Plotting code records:
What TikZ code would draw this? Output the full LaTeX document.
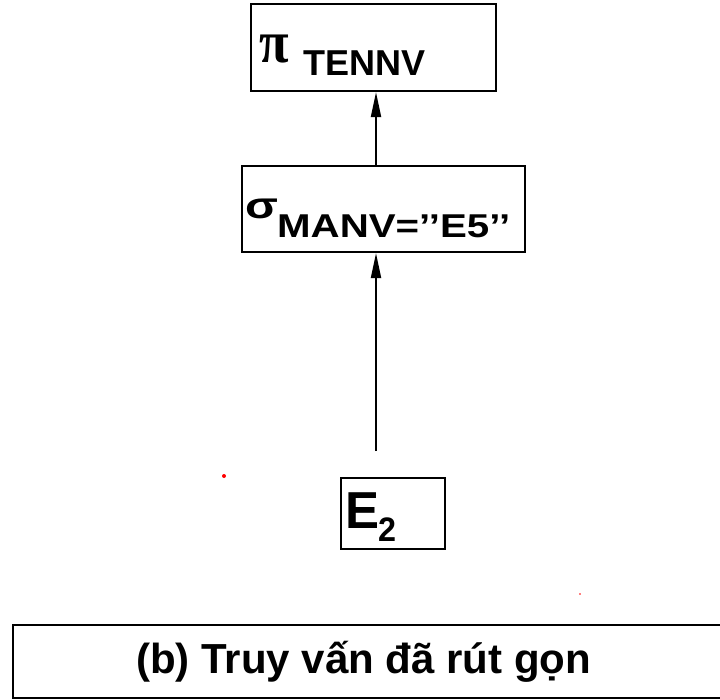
\documentclass[tikz,border=0pt]{standalone}
\usepackage{fontspec}
\setmainfont{Liberation Sans}
\newfontfamily\greekserif{Liberation Serif}
\usetikzlibrary{arrows.meta}

\tikzset{
  opbox/.style={draw=black, line width=2.2pt, inner sep=0pt, fill=none},
  link/.style={-{Triangle[length=25pt,width=10pt]}, line width=2pt},
  label/.style={anchor=base west, inner sep=0pt, font=\bfseries},
  dot/.style={fill=red, draw=none}
}

\begin{document}
\begin{tikzpicture}[x=1pt, y=-1pt]
  \useasboundingbox (0,0) rectangle (720,699);

  % operator boxes of the reduced query tree
  \node[opbox, minimum width=245pt, minimum height=87pt] (proj) at (373.5,47.5) {};
  \node[opbox, minimum width=283pt, minimum height=86pt] (sel) at (383.5,209) {};
  \node[opbox, minimum width=104pt, minimum height=71pt] (rel) at (393,513.5) {};

  % projection label
  \node[anchor=base west, inner sep=0pt] (pisym) at (259,62)
    {\scalebox{0.9}[1]{\greekserif\bfseries\fontsize{60}{60}\selectfont π}};
  \node[label] (projattr) at (303,75)
    {\fontsize{36}{36}\selectfont TENNV};

  % selection label
  \node[anchor=base west, inner sep=0pt] (sigsym) at (245,218)
    {\scalebox{1.3}[1]{\bfseries\fontsize{37}{37}\selectfont σ}};
  \node[label] (selcond) at (277,237)
    {\scalebox{1.22}[1]{\fontsize{33}{33}\selectfont MANV=’’E5’’}};

  % relation label
  \node[label] (relname) at (345,528)
    {\scalebox{0.98}[1]{\fontsize{52}{52}\selectfont E}};
  \node[label] (relidx) at (378,541)
    {\scalebox{0.95}[1]{\fontsize{34}{34}\selectfont 2}};

  % connectors
  \coordinate (tail) at (376,451);
  \draw[link] (tail) -- (sel.south -| tail);
  \draw[link] (sel.north -| tail) -- (proj.south -| tail);

  % stray marks
  \fill[dot] (224,476) circle (2pt);
  \fill[dot] (580,594) circle (0.8pt);

  % caption box
  \node[opbox, minimum width=727pt, minimum height=73pt] (capbox) at (376.5,661.5) {};
  \node[label] (captext) at (136,673)
    {\fontsize{42}{42}\selectfont (b) Truy vấn đã rút gọn};
\end{tikzpicture}
\end{document}
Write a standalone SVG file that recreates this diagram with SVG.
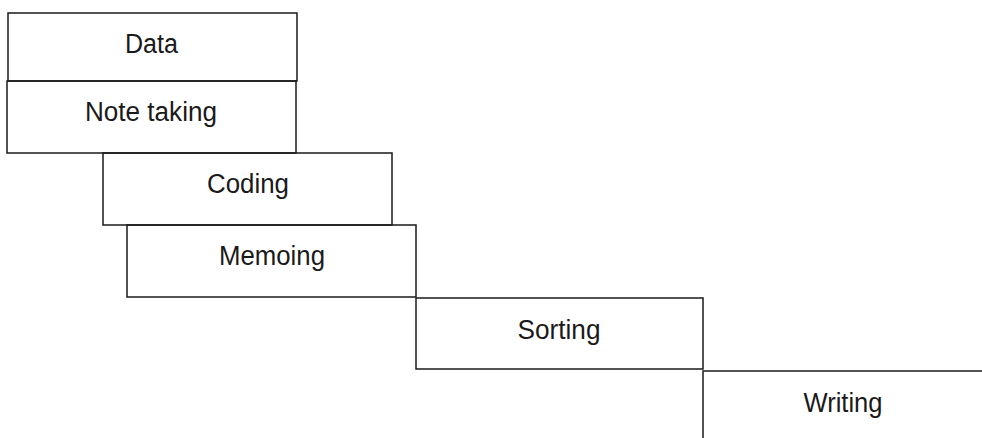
<svg xmlns="http://www.w3.org/2000/svg" width="982" height="438" viewBox="0 0 982 438">
<style>
.b{fill:none;stroke:#1a1a1a;stroke-width:1.5}
.t{font-family:"Liberation Sans",Arial,sans-serif;font-size:27px;fill:#1a1a1a;text-anchor:middle}
</style>
<rect width="982" height="438" fill="#ffffff"/>
<g id="data"><rect class="b" x="8" y="13" width="289" height="68"/><text class="t" x="151.5" y="53" textLength="53" lengthAdjust="spacingAndGlyphs">Data</text></g>
<g id="note-taking"><rect class="b" x="7" y="81" width="289" height="72"/><text class="t" x="151" y="121" textLength="132" lengthAdjust="spacingAndGlyphs">Note taking</text></g>
<g id="coding"><rect class="b" x="103" y="153" width="289" height="72"/><text class="t" x="248" y="193" textLength="82" lengthAdjust="spacingAndGlyphs">Coding</text></g>
<g id="memoing"><rect class="b" x="127" y="225" width="289" height="72"/><text class="t" x="272" y="265" textLength="106" lengthAdjust="spacingAndGlyphs">Memoing</text></g>
<g id="sorting"><rect class="b" x="416" y="298" width="287" height="71"/><text class="t" x="559" y="339" textLength="83" lengthAdjust="spacingAndGlyphs">Sorting</text></g>
<g id="writing"><path class="b" d="M703,438 V371 H982"/><text class="t" x="843" y="411.5" textLength="79" lengthAdjust="spacingAndGlyphs">Writing</text></g>
<g id="connectors"></g>
</svg>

Job: Repeat each line of the records above exactly, but do not copy the pictures.

The response:
What TikZ code would draw this? Output the full LaTeX document.
\documentclass[tikz,border=0pt]{standalone}
\usepackage{fontspec}
\setmainfont{Liberation Sans}
\newfontfamily\greekserif{Liberation Serif}
\usetikzlibrary{arrows.meta}

\tikzset{
  opbox/.style={draw=black, line width=2.2pt, inner sep=0pt, fill=none},
  link/.style={-{Triangle[length=25pt,width=10pt]}, line width=2pt},
  label/.style={anchor=base west, inner sep=0pt, font=\bfseries},
  dot/.style={fill=red, draw=none}
}

\begin{document}
\begin{tikzpicture}[x=1pt, y=-1pt]
  \useasboundingbox (0,0) rectangle (720,699);

  % operator boxes of the reduced query tree
  \node[opbox, minimum width=245pt, minimum height=87pt] (proj) at (373.5,47.5) {};
  \node[opbox, minimum width=283pt, minimum height=86pt] (sel) at (383.5,209) {};
  \node[opbox, minimum width=104pt, minimum height=71pt] (rel) at (393,513.5) {};

  % projection label
  \node[anchor=base west, inner sep=0pt] (pisym) at (259,62)
    {\scalebox{0.9}[1]{\greekserif\bfseries\fontsize{60}{60}\selectfont π}};
  \node[label] (projattr) at (303,75)
    {\fontsize{36}{36}\selectfont TENNV};

  % selection label
  \node[anchor=base west, inner sep=0pt] (sigsym) at (245,218)
    {\scalebox{1.3}[1]{\bfseries\fontsize{37}{37}\selectfont σ}};
  \node[label] (selcond) at (277,237)
    {\scalebox{1.22}[1]{\fontsize{33}{33}\selectfont MANV=’’E5’’}};

  % relation label
  \node[label] (relname) at (345,528)
    {\scalebox{0.98}[1]{\fontsize{52}{52}\selectfont E}};
  \node[label] (relidx) at (378,541)
    {\scalebox{0.95}[1]{\fontsize{34}{34}\selectfont 2}};

  % connectors
  \coordinate (tail) at (376,451);
  \draw[link] (tail) -- (sel.south -| tail);
  \draw[link] (sel.north -| tail) -- (proj.south -| tail);

  % stray marks
  \fill[dot] (224,476) circle (2pt);
  \fill[dot] (580,594) circle (0.8pt);

  % caption box
  \node[opbox, minimum width=727pt, minimum height=73pt] (capbox) at (376.5,661.5) {};
  \node[label] (captext) at (136,673)
    {\fontsize{42}{42}\selectfont (b) Truy vấn đã rút gọn};
\end{tikzpicture}
\end{document}
Write a standalone SVG file that recreates this diagram with SVG.
<svg xmlns="http://www.w3.org/2000/svg" width="982" height="438" viewBox="0 0 982 438">
<style>
.b{fill:none;stroke:#1a1a1a;stroke-width:1.5}
.t{font-family:"Liberation Sans",Arial,sans-serif;font-size:27px;fill:#1a1a1a;text-anchor:middle}
</style>
<rect width="982" height="438" fill="#ffffff"/>
<g id="data"><rect class="b" x="8" y="13" width="289" height="68"/><text class="t" x="151.5" y="53" textLength="53" lengthAdjust="spacingAndGlyphs">Data</text></g>
<g id="note-taking"><rect class="b" x="7" y="81" width="289" height="72"/><text class="t" x="151" y="121" textLength="132" lengthAdjust="spacingAndGlyphs">Note taking</text></g>
<g id="coding"><rect class="b" x="103" y="153" width="289" height="72"/><text class="t" x="248" y="193" textLength="82" lengthAdjust="spacingAndGlyphs">Coding</text></g>
<g id="memoing"><rect class="b" x="127" y="225" width="289" height="72"/><text class="t" x="272" y="265" textLength="106" lengthAdjust="spacingAndGlyphs">Memoing</text></g>
<g id="sorting"><rect class="b" x="416" y="298" width="287" height="71"/><text class="t" x="559" y="339" textLength="83" lengthAdjust="spacingAndGlyphs">Sorting</text></g>
<g id="writing"><path class="b" d="M703,438 V371 H982"/><text class="t" x="843" y="411.5" textLength="79" lengthAdjust="spacingAndGlyphs">Writing</text></g>
<g id="connectors"></g>
</svg>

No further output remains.